Le stesse misure di contenimento delle spese, come il blocco dei mutui, allo stato attuale sono macchinose e rivolte soltanto a pochi.
In tutto questo caos l’attività di tutela dei lavoratori, la loro organizzazione, il conflitto, rimangono sospesi, tra l’impossibilità o quasi di organizzare proteste, cassate e sanzionate dalla commissione di garanzia sugli scioperi e questa sorta di limbo che impedisce qualsiasi forma di organizzazione.
Da parte confederale, la Cgil, dopo un primo momento di continuità col recente passato, probabilmente ancorata a terra da quella zavorra chiamata unità sindacale, è stata costretta dalla propria base ad alzare la voce e arrivare, seppur solo minacciandolo, a parlare di sciopero generale.
Sul versante autonomo al momento appare difficile anche utilizzare il grimaldello dello sciopero, con padroni che al momento lo accetterebbero anche volentieri pur di risparmiare sulle retribuzioni dei lavoratori, così dopo le prime importanti proteste di marzo, tra scioperi locali del SiCobas e generali dell’Usb, la situazione si è bloccata in attesa di capire come organizzare il dopo.

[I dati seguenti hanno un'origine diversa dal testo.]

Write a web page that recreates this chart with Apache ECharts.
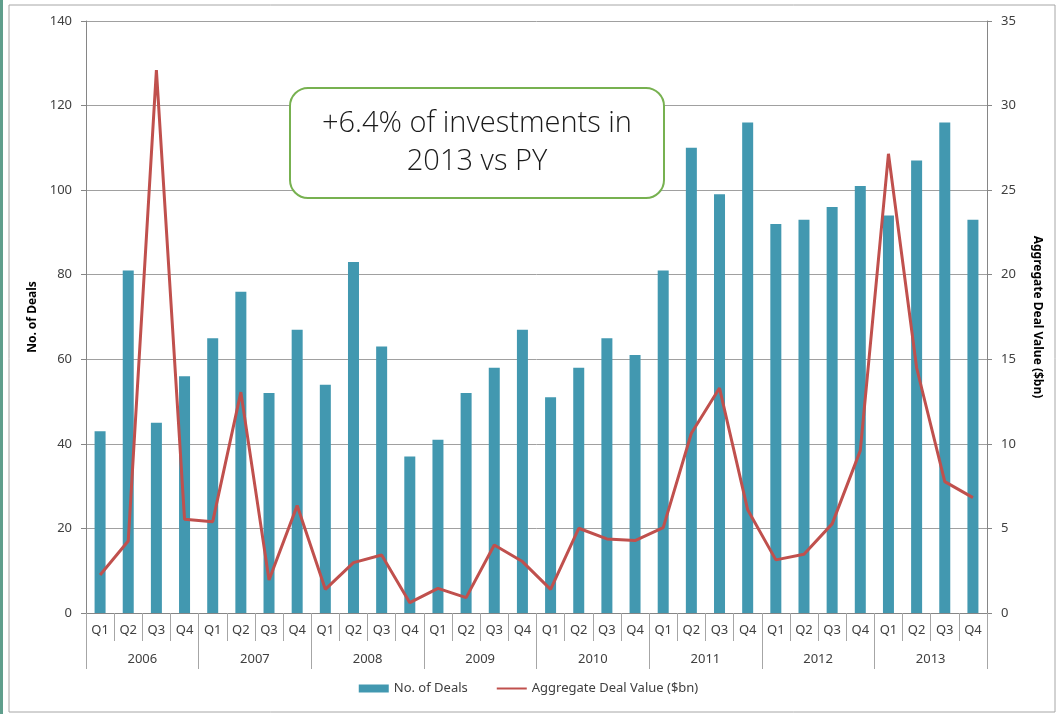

Perché ora siamo in piena emergenza e sono saltati tutti i cardini, ma a breve bisognerà pensare al dopo, quando ci troveremo a fare i conti con retribuzioni ancora da percepire, con padroni spregiudicati che accuseranno cali di fatturato anche dove non ci sono effettivamente stati per dimezzare il personale, per soffocare sotto la minaccia della perdita del lavoro ogni tentativo di rivendicazione.
Servirà intelligenza, coesione, unione delle lotte e capacità di lettura e, per resistere all’attacco violento che le masse lavoratrici si troveranno a fronteggiare, sarà necessario un supporto politico e militante adeguato nelle vertenze che inevitabilmente incendieranno l’autunno, in un momento storico in cui è scomparso il valore della solidarietà tra lavoratori, costretti da troppi anni culturalmente ad essere attori di una spregiudicata guerra tra poveri.
Serviranno organizzazioni comuniste di supporto ai lavoratori che facciano sentire il fiato sul collo a padroni e governanti, che sappiano valorizzare anche le più piccole rivendicazioni nei contesti in cui i lavoratori sono più ricattabili in una fase in cui il sistema tenderà a reprimere il conflitto con la paura.
Servirà tornare a fare i comunisti, non soltanto ad esserlo, soltanto in questo modo le lotte avranno la possibilità di creare quella scintilla che potrebbe finalmente incendiare la voglia di riscatto e ribaltamento del sistema che questo Paese necessita.